Prepararsi all’inverno


Novembre si congeda piangendo tutte le sue lacrime, devastato da una tristezza incontenibile. Ma l’autunno, quasi sempre fedele al suo copione, non potrebbe terminare in altro modo.

Ora bisogna prepararsi all’inverno, a giornate rigide e tetre, a lunghe ore prive di luce. Ma non è così difficile, basta volerlo: si tratta solo d’inventare sfumature di rosso da sovrapporre all’oscurità del cielo. Rosso d’emozione, rosso di passione, rosso come il fuoco in un caminetto, che, se alimentato con costanza e dedizione, arde senza spegnersi.
Sono soltanto accorgimenti, piccolissimi gesti quasi invisibili ai più. Ma fanno la differenza.

Nel gran teatro dell’esistenza


Queste giornate col tempo variabile e un po’ capriccioso, ma senza fastidiosi e cupi eccessi, mi affascinano e mi regalano una serenità che mi stupisce. Ma spiegarne le ragioni non è facile sebbene sia piacevole, per me, tentare di farlo, essendo sempre incline a chiedermi le cause di ogni cosa, di ogni pensiero, di ogni sia pur minima sfumatura emotiva.

Guardo fuori dalla finestra il cielo inquieto, ma nel contempo sorridente, e sono serena. Guardo la strada quasi vuota del primo pomeriggio, sento che il freddo se n’è andato definitivamente, penso che potrebbe piovere e sono serena. Forse sono il mutamento e il passaggio a regalarmi queste sensazioni: in fondo le stagioni sono meravigliose al loro inizio, quando spezzano una lunga consuetudine e offrono doni che avevamo quasi dimenticato.

Ma forse queste giornate mi rasserenano anche perché, in esse, vedo una piccola parte di me, quella sfasatura del mio carattere con cui convivo da sempre e che perciò mi è tanto familiare. Qualcuno direbbe che sono strana perché, proprio come la primavera, non riesco a prendermi troppo sul serio. Dirò di più: fatico a comprendere chi è del tutto privo di autoironia, chi tratta se stesso con sussiego e si ritiene insostituibile e prezioso in ogni istante della vita.

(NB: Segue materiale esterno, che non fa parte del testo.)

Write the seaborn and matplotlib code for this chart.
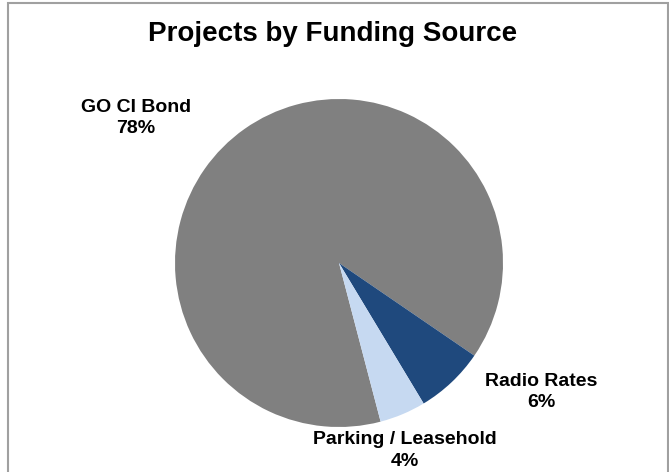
import matplotlib
matplotlib.use("Agg")
import matplotlib.pyplot as plt
from matplotlib.patches import Rectangle
import seaborn as sns

# Funding sources and their shares (percent)
sources = ["GO CI Bond", "Radio Rates", "Parking / Leasehold"]
shares = [78, 6, 4]
colors = ["#808080", "#1F497D", "#C6D9F1"]

sns.set_theme(style="white")
plt.rcParams["font.family"] = ["Liberation Sans", "DejaVu Sans"]

W, H, DPI = 669, 472, 100
fig = plt.figure(figsize=(W / DPI, H / DPI), dpi=DPI)
fig.patch.set_facecolor("white")

# pie placement in pixels (center and radius)
cx, cy, r = 339, 263, 164
ax = fig.add_axes([(cx - r) / W, (H - cy - r) / H, 2 * r / W, 2 * r / H])
ax.pie(shares, colors=colors, startangle=284.7, counterclock=False,
       radius=1.0, wedgeprops=dict(linewidth=0), frame=False)
ax.set_xlim(-1, 1)
ax.set_ylim(-1, 1)
ax.set_aspect("equal")
ax.axis("off")

# data labels, in pie-radius units
label_pos = [(-1.238, 0.884), (1.232, -0.786), (0.402, -1.143)]
for name, val, (lx, ly) in zip(sources, shares, label_pos):
    ax.text(lx, ly, f"{name}\n{val}%", ha="center", va="center",
            fontsize=14, fontweight="bold", color="black",
            linespacing=1.32, clip_on=False)

fig.text(333 / W, 1 - 34 / H, "Projects by Funding Source", ha="center",
         va="center", fontsize=20, fontweight="bold", color="black")

# chart area border
fig.patches.append(Rectangle((7.5 / W, -0.05), (668 - 7.5) / W, 1.05 - 2.5 / H,
                             transform=fig.transFigure, fill=False,
                             edgecolor="#A0A0A0", linewidth=1.5))

fig.savefig("out.png", dpi=DPI, facecolor="white")
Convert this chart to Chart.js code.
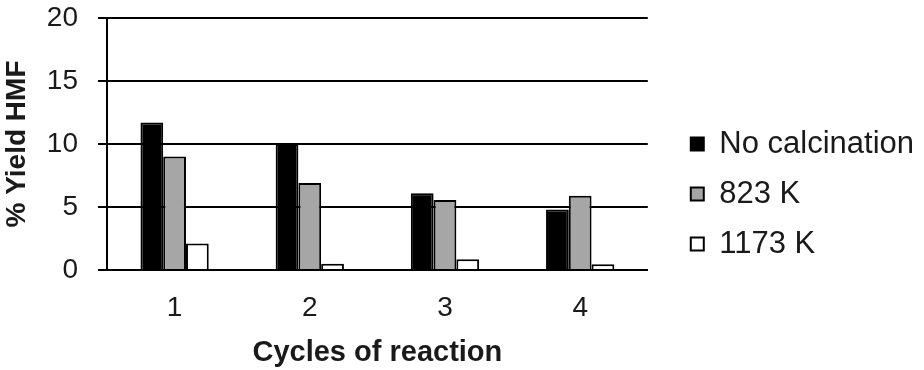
<!DOCTYPE html>
<html lang="en">
<head>
  <meta charset="UTF-8">
  <title>Yield HMF</title>
  <script src="https://cdn.jsdelivr.net/npm/chart.js"></script>
  <style>
    html, body { margin: 0; padding: 0; background: #fff; }
    #wrap { width: 924px; height: 370px; }
  </style>
</head>
<body>
  <div id="wrap"><canvas id="yieldChart"></canvas></div>
  <script>
    // data
    const cycles = ['1', '2', '3', '4']
    const noCalcination = [11.7, 10.0, 6.1, 4.8]
    const k823 = [9.0, 6.9, 5.55, 5.9]
    const k1173 = [2.1, 0.5, 0.85, 0.45]
    const seriesNames = ['No calcination', '823 K', '1173 K']
    const yTicks = [0, 5, 10, 15, 20]

    Chart.defaults.font.family = 'Liberation Sans, Arial, sans-serif'
    Chart.defaults.color = '#1a1a1a'

    const data = {
      labels: cycles,
      datasets: [
        { label: seriesNames[0], data: noCalcination, backgroundColor: '#000', borderColor: '#000', borderWidth: 2 },
        { label: seriesNames[1], data: k823, backgroundColor: '#a6a6a6', borderColor: '#000', borderWidth: 2 },
        { label: seriesNames[2], data: k1173, backgroundColor: '#fff', borderColor: '#000', borderWidth: 2 }
      ]
    }

    const config = {
      type: 'bar',
      data: data,
      options: {
        responsive: true,
        maintainAspectRatio: false,
        animation: false,
        layout: { padding: { top: 18, right: 0, bottom: 0, left: 0 } },
        datasets: { bar: { categoryPercentage: 0.505, barPercentage: 1.0 } },
        plugins: {
          tooltip: { enabled: false },
          legend: {
            position: 'right',
            align: 'center',
            maxWidth: 300,
            labels: {
              boxWidth: 13,
              boxHeight: 13,
              padding: 19,
              font: { size: 31 },
              color: '#1a1a1a'
            }
          }
        },
        scales: {
          x: {
            grid: { display: false, drawTicks: false },
            border: { display: true, color: '#000', width: 2 },
            ticks: { font: { size: 28 }, padding: 21 },
            title: { display: true, text: 'Cycles of reaction', font: { size: 29, weight: 'bold' }, padding: 0 },
            afterFit: function (axis) {
              axis.height = 100
              axis.paddingLeft = 0
              axis.paddingRight = 0
            }
          },
          y: {
            min: 0,
            max: 20,
            afterBuildTicks: function (axis) {
              axis.ticks = yTicks.map(v => ({ value: v }))
            },
            grid: { color: '#000', lineWidth: 2, tickLength: 9 },
            border: { display: true, color: '#000', width: 2 },
            ticks: { font: { size: 28 }, padding: 20 },
            title: { display: true, text: '% Yield HMF', font: { size: 28, weight: 'bold' }, padding: 0 },
            afterFit: function (axis) {
              axis.width = 107
              axis.paddingTop = 0
              axis.paddingBottom = 0
            }
          },
          // empty axis, only keeps a gap between the plot and the legend
          gap: {
            type: 'linear',
            position: 'right',
            grid: { display: false, drawTicks: false },
            border: { display: false },
            ticks: { display: false },
            afterFit: function (axis) {
              axis.width = 24
              axis.paddingTop = 0
              axis.paddingBottom = 0
            }
          }
        }
      }
    }

    const yieldChart = new Chart(document.getElementById('yieldChart'), config)
  </script>
</body>
</html>
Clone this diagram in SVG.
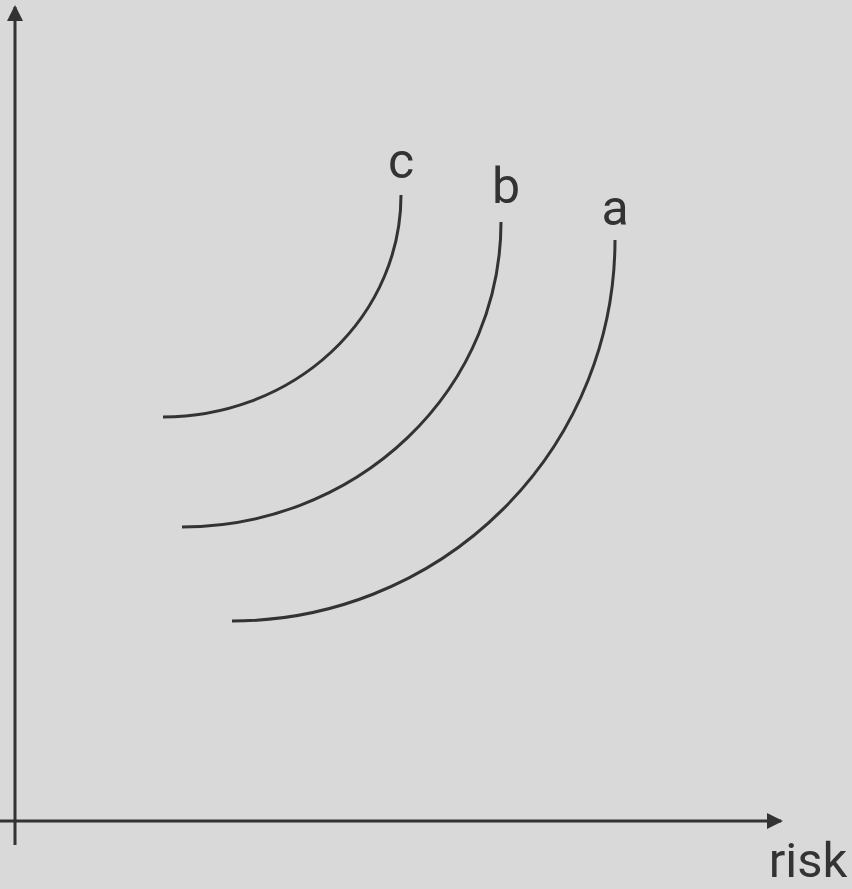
<svg xmlns="http://www.w3.org/2000/svg" width="852" height="889" viewBox="0 0 852 889">
<style>
.ax{stroke:#333;stroke-width:3;fill:none}
.cv{stroke:#333;stroke-width:3;fill:none}
.lb{font-family:Roboto,"Liberation Sans",sans-serif;fill:#333;text-anchor:middle}
</style>
<defs>
<marker id="ah" viewBox="0 0 16 16" refX="14" refY="8" markerWidth="16" markerHeight="16" markerUnits="userSpaceOnUse" orient="auto">
<path d="M0,0 L16,8 L0,16 Z" fill="#333"/>
</marker>
</defs>
<rect width="852" height="889" fill="#d9d9d9"/>
<g id="connectors">
<line class="ax" x1="15" y1="845" x2="15" y2="7" marker-end="url(#ah)"/>
<line class="ax" x1="0" y1="821" x2="781" y2="821" marker-end="url(#ah)"/>
</g>
<g id="curve-c"><path class="cv" d="M401,195 A238,222 0 0 1 163,417"/><text class="lb" x="401" y="178" font-size="50">c</text></g>
<g id="curve-b"><path class="cv" d="M501,222 A319,305 0 0 1 182,527"/><text class="lb" x="506" y="203" font-size="50">b</text></g>
<g id="curve-a"><path class="cv" d="M615,240 A383,381 0 0 1 232,621"/><text class="lb" x="615" y="225" font-size="50">a</text></g>
<g id="label-risk"><text class="lb" x="808" y="877" font-size="49">risk</text></g>
</svg>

Io devo ridere di me stessa e di tutto quello che faccio almeno una volta al giorno, altrimenti mi sento soffocare. Mentre sto scrivendo questo post, ad esempio, ho molti libri accanto a me: due dizionari di filosofia, due manuali, una monografia su Agostino e altro ancora. Li guardo con amore, l’ammetto, ma anche con un sorriso un po’ malizioso perché mi sento sempre, persino di fronte alle cose che più amo, come quei bambini che mettono un dito nella marmellata o nella torta di panna quando gli adulti non se ne accorgono, e ovviamente sono più felici di averla fatta franca che di aver mangiato i dolci.

Ecco perché ho scritto che sono attratta da giornate come questa: io forse assomiglio alla primavera che dapprima s’impegna compiendo con diligenza il proprio amato dovere, ma poi, d’improvviso, si stanca e dice: “Eh no, adesso basta! Adesso mi riposo, fine del copione che mi è stato assegnato. E vi mando un po’ di vento, di pioggia e di nuvole grigie. Per un po’, non sarò ciò che vi aspettate e che pretendete”.

Nel grande teatro dell’esistenza non siamo altro che attori chiamati d’improvviso a svolgere una recita. Ciascuno di noi è stato gettato nel mondo senza chiederlo – nessuno, infatti, chiede di nascere e perciò procreare è un’enorme responsabilità – , ciascuno di noi è stato gettato in una determinata situazione familiare, sociale, culturale e ambientale: questo è il copione che ci viene assegnato e che non scegliamo. Non resta allora che recitarlo cercando, quando si può, di modificarlo, di apportarvi le giuste correzioni, d’integrarlo e di adattarsi a esso, sopportando l’insuperabile ingiustizia per la quale i copioni assegnati sono e saranno sempre molto eterogenei per qualità, penalizzando eccessivamente alcuni e gratificando fin troppo altri.

Data la situazione, non si vede perché ci si debba prendere troppo sul serio.